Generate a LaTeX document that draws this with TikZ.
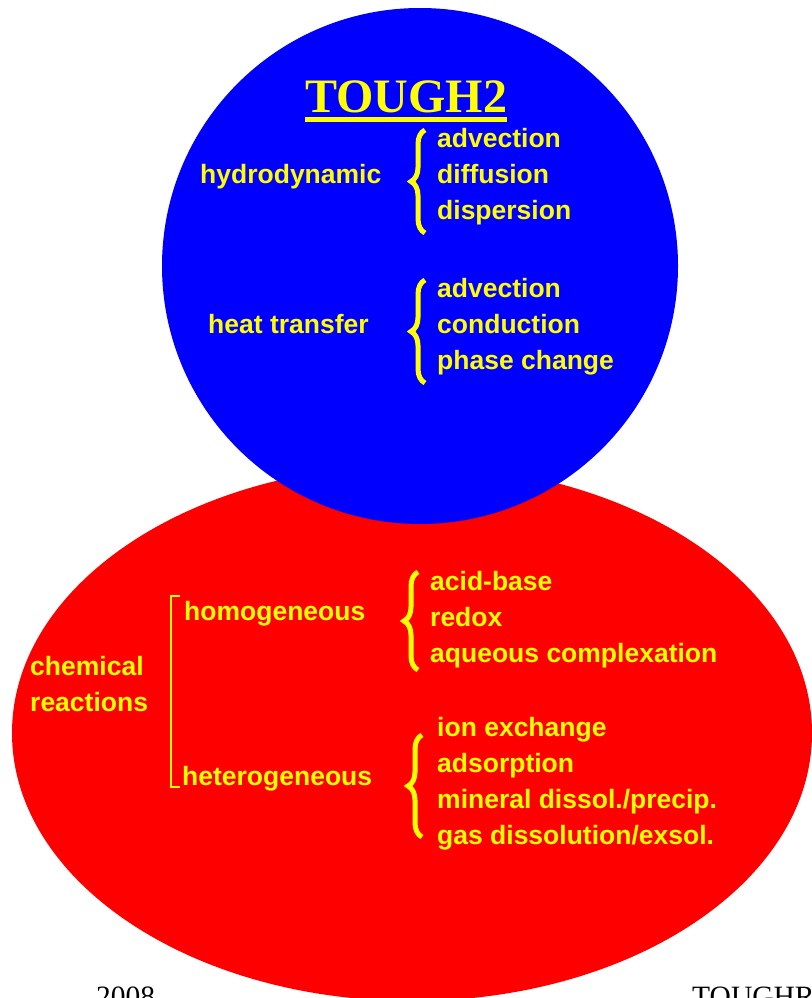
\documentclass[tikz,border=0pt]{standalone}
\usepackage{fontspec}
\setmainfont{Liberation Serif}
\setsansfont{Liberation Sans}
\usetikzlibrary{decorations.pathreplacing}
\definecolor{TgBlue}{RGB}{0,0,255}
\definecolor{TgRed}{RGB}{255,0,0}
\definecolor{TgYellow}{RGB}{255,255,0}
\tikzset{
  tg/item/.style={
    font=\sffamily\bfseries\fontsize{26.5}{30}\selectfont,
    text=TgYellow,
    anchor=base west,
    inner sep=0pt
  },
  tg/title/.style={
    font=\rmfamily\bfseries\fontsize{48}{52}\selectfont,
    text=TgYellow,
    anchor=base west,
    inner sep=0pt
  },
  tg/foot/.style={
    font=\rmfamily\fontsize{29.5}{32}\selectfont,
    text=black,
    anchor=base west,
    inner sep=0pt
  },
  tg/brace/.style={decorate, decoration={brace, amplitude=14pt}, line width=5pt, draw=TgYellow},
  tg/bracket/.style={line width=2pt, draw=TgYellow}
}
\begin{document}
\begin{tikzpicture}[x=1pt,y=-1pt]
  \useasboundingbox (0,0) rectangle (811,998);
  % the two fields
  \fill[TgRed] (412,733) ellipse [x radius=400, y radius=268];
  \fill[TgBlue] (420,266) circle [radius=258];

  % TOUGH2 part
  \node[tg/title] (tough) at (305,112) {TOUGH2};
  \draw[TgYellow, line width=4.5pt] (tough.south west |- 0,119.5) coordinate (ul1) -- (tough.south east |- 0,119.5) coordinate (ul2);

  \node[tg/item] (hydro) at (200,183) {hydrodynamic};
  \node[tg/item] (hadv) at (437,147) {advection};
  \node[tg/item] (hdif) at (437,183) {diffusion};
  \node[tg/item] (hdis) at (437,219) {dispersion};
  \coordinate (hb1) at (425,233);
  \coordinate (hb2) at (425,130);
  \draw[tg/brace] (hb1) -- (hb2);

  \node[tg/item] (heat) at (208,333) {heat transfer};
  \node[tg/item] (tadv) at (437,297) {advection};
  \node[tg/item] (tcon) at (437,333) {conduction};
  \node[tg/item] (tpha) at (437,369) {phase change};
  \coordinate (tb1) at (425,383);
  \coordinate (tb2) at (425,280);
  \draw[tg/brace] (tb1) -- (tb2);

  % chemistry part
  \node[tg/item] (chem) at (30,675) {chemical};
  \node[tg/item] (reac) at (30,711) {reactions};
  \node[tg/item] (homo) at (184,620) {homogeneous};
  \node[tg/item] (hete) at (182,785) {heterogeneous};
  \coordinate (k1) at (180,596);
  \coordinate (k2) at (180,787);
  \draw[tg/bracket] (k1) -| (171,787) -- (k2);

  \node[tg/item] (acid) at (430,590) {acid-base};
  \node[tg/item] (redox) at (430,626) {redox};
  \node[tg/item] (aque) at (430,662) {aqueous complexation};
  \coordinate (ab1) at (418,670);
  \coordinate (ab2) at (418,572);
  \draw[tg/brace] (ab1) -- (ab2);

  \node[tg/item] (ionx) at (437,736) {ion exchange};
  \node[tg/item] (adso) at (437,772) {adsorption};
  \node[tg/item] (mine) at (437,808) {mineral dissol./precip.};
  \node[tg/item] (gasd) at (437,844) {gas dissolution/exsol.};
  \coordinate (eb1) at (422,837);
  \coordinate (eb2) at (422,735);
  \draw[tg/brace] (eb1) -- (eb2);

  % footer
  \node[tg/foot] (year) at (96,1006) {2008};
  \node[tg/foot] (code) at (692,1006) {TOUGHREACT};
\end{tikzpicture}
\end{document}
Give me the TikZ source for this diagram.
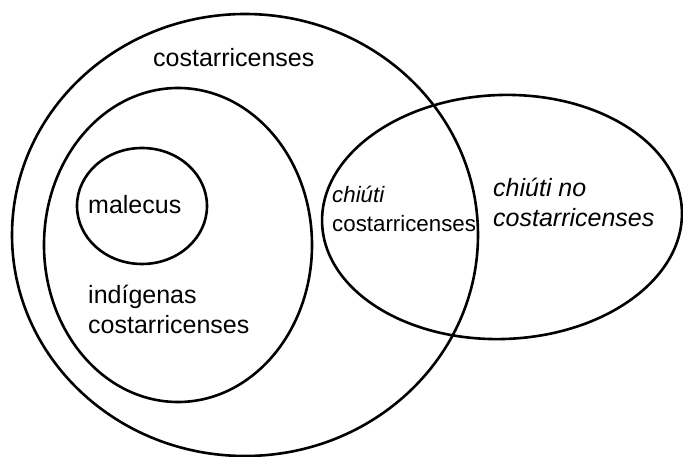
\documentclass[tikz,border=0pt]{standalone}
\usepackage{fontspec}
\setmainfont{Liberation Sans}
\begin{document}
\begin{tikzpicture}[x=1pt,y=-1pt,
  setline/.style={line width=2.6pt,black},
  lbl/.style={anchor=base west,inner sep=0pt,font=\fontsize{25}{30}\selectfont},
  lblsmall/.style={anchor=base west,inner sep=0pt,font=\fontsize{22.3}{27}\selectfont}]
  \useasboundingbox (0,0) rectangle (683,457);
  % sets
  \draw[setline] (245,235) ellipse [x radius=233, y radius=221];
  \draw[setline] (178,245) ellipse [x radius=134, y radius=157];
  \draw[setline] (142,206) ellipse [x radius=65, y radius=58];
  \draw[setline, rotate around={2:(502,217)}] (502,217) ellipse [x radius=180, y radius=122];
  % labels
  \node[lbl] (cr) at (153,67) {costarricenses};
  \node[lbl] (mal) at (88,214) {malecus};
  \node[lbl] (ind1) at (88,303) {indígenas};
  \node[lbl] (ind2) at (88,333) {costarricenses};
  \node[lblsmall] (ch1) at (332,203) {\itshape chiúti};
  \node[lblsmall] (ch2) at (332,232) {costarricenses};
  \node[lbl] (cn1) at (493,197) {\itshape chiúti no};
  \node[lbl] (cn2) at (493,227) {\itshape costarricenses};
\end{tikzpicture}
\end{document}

● ● ●

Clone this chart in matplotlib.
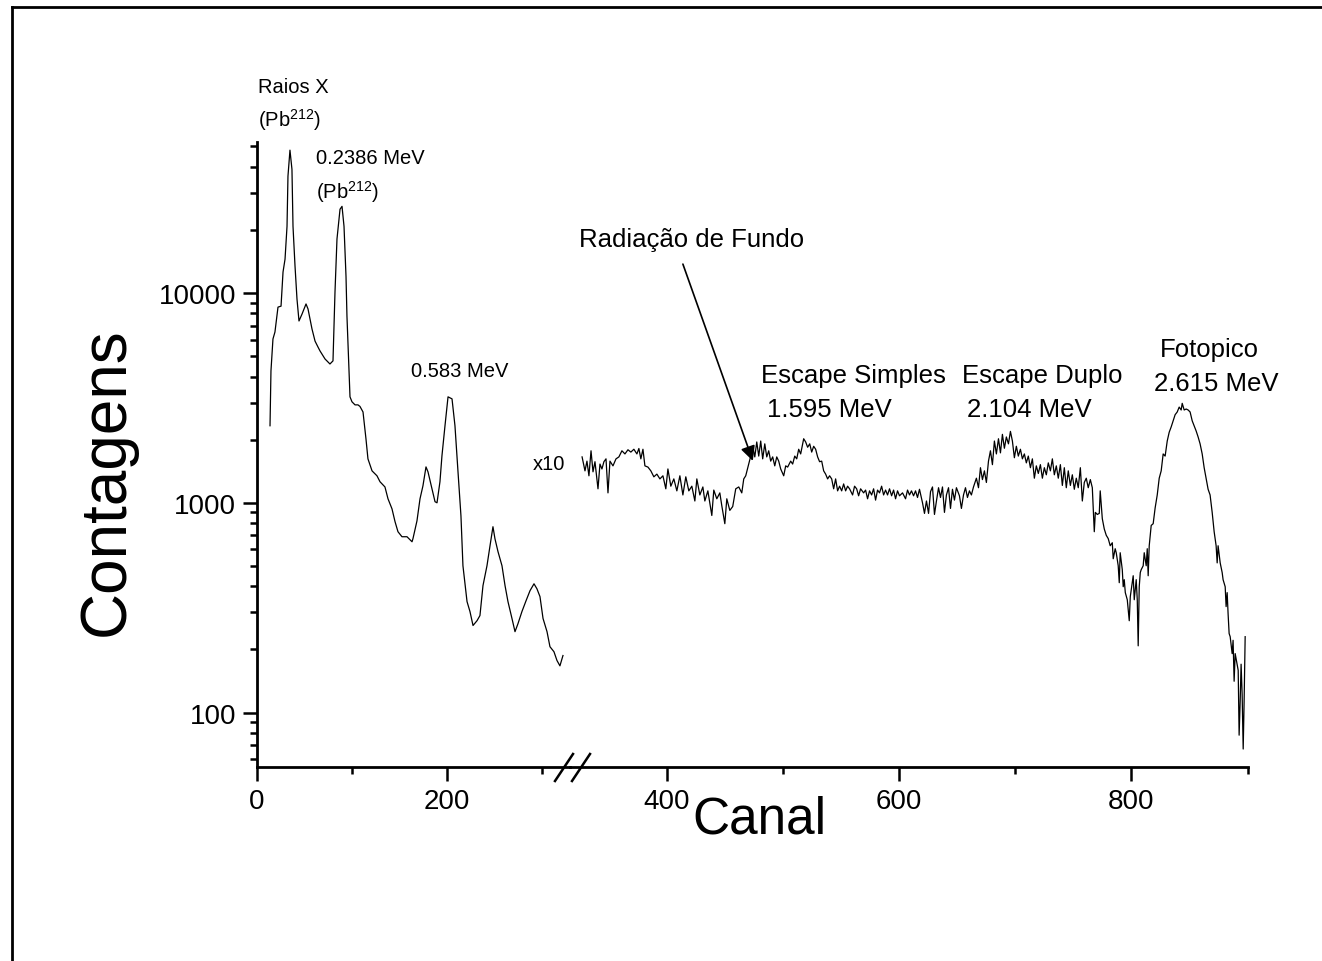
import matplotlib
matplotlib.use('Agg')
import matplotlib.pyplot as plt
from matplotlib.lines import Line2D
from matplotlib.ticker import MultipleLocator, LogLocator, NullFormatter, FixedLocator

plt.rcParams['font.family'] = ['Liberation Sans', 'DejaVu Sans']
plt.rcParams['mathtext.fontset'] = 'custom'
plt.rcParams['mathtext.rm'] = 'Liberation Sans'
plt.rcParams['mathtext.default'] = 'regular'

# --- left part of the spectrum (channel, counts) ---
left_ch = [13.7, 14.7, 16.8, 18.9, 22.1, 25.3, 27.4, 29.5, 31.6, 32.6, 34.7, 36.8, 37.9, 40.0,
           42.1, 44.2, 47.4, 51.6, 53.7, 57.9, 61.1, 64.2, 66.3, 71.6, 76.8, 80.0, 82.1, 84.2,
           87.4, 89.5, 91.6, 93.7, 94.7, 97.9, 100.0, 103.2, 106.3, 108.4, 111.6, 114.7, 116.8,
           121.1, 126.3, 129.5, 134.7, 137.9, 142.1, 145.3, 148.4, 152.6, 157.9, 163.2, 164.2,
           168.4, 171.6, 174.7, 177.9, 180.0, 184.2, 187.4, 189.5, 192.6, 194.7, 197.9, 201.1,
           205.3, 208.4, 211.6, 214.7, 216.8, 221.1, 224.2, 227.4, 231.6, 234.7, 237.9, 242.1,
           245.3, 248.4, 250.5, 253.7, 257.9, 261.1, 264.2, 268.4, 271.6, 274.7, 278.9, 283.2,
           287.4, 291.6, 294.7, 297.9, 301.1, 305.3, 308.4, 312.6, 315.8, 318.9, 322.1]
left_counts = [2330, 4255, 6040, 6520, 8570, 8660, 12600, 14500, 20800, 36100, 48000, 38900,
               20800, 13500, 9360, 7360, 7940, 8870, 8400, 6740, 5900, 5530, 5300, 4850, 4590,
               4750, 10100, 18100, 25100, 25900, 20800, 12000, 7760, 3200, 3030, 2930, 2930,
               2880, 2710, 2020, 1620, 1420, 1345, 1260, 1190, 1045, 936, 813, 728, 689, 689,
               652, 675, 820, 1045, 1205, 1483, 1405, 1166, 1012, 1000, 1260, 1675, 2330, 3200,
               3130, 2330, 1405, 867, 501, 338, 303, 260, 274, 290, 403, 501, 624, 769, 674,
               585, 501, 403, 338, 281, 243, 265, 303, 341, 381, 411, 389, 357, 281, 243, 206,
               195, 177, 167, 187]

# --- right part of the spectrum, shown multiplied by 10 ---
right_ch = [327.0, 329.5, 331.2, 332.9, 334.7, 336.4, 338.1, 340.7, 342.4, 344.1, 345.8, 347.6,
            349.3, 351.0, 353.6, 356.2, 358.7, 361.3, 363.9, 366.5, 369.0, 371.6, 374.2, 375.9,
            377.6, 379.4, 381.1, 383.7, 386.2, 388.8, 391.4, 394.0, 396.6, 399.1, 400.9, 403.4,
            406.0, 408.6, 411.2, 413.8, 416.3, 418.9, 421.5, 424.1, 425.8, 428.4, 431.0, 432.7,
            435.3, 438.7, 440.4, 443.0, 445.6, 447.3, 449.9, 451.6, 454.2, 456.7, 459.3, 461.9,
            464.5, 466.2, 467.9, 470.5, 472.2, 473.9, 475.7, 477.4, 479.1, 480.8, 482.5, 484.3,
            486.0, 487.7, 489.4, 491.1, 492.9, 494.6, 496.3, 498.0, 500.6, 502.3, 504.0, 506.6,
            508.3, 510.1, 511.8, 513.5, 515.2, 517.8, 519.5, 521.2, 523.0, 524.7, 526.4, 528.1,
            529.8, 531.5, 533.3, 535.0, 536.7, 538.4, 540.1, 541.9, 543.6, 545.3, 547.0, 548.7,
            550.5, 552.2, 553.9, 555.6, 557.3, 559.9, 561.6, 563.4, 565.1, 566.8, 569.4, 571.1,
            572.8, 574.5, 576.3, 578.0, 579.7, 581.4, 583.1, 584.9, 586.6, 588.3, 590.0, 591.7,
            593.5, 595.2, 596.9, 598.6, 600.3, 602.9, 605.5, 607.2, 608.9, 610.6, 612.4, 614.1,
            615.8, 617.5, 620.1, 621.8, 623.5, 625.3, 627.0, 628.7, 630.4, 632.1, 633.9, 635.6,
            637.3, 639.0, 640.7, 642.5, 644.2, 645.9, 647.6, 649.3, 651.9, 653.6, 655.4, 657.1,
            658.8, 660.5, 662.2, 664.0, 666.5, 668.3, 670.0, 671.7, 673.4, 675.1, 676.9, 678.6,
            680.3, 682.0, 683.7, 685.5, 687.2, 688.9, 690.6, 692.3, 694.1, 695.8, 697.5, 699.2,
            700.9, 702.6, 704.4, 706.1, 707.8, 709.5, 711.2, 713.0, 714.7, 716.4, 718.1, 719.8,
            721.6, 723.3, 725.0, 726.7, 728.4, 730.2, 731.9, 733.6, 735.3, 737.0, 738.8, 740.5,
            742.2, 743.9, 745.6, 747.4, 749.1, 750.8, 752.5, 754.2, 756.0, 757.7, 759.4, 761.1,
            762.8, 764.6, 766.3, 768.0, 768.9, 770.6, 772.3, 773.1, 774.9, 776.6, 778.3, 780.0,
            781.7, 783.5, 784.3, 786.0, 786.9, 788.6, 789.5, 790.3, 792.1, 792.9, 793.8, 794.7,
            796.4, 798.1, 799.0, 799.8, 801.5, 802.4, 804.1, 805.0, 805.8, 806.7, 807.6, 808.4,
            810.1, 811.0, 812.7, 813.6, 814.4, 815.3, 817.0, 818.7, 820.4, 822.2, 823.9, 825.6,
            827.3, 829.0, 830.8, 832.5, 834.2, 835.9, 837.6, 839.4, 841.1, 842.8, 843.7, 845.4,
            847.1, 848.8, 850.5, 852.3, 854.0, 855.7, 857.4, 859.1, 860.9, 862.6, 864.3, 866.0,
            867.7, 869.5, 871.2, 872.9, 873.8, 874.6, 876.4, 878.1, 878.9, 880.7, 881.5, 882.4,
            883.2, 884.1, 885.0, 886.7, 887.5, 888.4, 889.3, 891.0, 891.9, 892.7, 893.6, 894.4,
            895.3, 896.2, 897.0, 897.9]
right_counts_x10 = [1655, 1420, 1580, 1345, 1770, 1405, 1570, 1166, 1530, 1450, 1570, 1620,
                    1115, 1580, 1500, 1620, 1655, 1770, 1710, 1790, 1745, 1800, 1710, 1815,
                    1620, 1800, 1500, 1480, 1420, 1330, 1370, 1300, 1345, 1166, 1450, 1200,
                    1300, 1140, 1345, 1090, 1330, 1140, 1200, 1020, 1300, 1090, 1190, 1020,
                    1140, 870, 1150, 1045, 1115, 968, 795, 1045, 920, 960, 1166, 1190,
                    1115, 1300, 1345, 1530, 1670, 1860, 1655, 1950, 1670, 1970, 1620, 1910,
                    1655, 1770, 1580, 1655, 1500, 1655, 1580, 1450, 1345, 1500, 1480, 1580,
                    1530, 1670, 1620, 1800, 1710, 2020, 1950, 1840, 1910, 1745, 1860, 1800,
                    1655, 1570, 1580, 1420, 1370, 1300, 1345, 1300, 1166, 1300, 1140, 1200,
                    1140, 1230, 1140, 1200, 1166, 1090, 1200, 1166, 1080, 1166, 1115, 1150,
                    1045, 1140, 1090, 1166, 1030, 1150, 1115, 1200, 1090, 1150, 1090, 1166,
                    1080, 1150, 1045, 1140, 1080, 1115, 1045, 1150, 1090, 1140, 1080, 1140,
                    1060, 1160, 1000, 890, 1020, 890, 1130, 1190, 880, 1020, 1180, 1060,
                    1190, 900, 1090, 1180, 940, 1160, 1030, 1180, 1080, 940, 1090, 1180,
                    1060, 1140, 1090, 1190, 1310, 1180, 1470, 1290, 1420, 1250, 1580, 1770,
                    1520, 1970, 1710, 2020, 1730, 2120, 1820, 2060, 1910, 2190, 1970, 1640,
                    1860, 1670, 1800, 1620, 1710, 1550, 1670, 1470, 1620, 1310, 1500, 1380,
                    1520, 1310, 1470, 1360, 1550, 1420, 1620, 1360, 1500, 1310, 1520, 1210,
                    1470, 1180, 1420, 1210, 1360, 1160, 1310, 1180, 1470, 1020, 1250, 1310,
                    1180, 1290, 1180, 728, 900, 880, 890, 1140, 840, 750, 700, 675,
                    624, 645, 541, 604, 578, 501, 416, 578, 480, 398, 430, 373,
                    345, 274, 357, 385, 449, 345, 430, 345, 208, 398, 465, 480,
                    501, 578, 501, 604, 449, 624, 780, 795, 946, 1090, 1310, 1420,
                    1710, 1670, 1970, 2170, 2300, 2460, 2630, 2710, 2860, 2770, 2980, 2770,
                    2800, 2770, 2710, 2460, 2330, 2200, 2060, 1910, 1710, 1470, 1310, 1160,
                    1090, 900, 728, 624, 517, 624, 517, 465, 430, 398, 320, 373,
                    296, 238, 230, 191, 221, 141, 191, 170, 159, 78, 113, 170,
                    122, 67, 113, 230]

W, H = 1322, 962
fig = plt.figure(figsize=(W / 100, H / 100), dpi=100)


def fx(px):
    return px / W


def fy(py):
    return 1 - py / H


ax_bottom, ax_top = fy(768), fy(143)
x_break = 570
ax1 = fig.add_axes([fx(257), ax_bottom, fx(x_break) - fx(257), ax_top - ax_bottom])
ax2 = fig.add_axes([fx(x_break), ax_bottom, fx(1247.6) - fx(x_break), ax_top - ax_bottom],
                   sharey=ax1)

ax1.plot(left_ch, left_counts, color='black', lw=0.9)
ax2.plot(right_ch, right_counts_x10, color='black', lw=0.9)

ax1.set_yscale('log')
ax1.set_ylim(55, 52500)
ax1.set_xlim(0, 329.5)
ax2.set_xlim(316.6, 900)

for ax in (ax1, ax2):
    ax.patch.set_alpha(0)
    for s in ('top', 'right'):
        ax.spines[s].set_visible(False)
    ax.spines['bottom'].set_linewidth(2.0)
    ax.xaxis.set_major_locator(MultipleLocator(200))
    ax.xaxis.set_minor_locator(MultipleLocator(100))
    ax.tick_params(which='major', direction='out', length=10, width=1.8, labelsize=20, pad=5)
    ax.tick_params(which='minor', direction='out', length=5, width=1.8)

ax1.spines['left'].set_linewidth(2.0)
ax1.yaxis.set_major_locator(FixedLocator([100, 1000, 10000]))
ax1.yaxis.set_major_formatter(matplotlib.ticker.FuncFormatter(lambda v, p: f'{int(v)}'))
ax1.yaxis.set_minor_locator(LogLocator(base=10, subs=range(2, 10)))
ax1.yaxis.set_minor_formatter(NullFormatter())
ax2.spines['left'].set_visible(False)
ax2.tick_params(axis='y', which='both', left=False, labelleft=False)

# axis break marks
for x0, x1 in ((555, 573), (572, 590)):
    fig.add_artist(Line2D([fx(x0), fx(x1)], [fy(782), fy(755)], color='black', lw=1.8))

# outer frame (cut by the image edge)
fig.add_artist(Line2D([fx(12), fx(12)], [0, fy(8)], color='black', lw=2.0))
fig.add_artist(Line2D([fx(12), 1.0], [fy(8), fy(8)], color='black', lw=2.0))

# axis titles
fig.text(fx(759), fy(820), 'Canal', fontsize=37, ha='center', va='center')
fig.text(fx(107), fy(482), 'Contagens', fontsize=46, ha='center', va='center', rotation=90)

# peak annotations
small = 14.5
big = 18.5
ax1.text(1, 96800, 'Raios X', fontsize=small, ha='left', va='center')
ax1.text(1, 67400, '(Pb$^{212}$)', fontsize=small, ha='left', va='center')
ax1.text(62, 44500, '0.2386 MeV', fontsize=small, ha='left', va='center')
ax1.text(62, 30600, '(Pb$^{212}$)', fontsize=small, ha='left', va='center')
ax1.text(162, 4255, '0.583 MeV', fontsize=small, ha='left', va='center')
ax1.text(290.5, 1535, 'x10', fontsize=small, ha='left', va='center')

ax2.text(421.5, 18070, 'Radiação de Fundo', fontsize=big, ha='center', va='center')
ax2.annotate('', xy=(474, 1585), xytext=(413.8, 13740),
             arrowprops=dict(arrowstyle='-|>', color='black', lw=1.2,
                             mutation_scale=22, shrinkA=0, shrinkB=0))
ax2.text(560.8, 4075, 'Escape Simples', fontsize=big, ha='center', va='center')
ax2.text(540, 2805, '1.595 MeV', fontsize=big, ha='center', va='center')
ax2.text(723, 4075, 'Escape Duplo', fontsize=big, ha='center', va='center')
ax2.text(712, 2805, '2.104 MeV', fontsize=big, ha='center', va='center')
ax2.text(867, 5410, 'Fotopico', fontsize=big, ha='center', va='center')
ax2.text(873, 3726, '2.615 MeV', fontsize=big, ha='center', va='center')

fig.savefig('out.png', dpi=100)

● ● ●

TASK OBJECTIVE: Leave out every picture, then retype exactly the lines from the one containing "Clone this chart in matplotlib." through the one containing "plt.rcParams['mathtext.default'] = 'regular'".

TASK OUTPUT:
Clone this chart in matplotlib.
import matplotlib
matplotlib.use('Agg')
import matplotlib.pyplot as plt
from matplotlib.lines import Line2D
from matplotlib.ticker import MultipleLocator, LogLocator, NullFormatter, FixedLocator

plt.rcParams['font.family'] = ['Liberation Sans', 'DejaVu Sans']
plt.rcParams['mathtext.fontset'] = 'custom'
plt.rcParams['mathtext.rm'] = 'Liberation Sans'
plt.rcParams['mathtext.default'] = 'regular'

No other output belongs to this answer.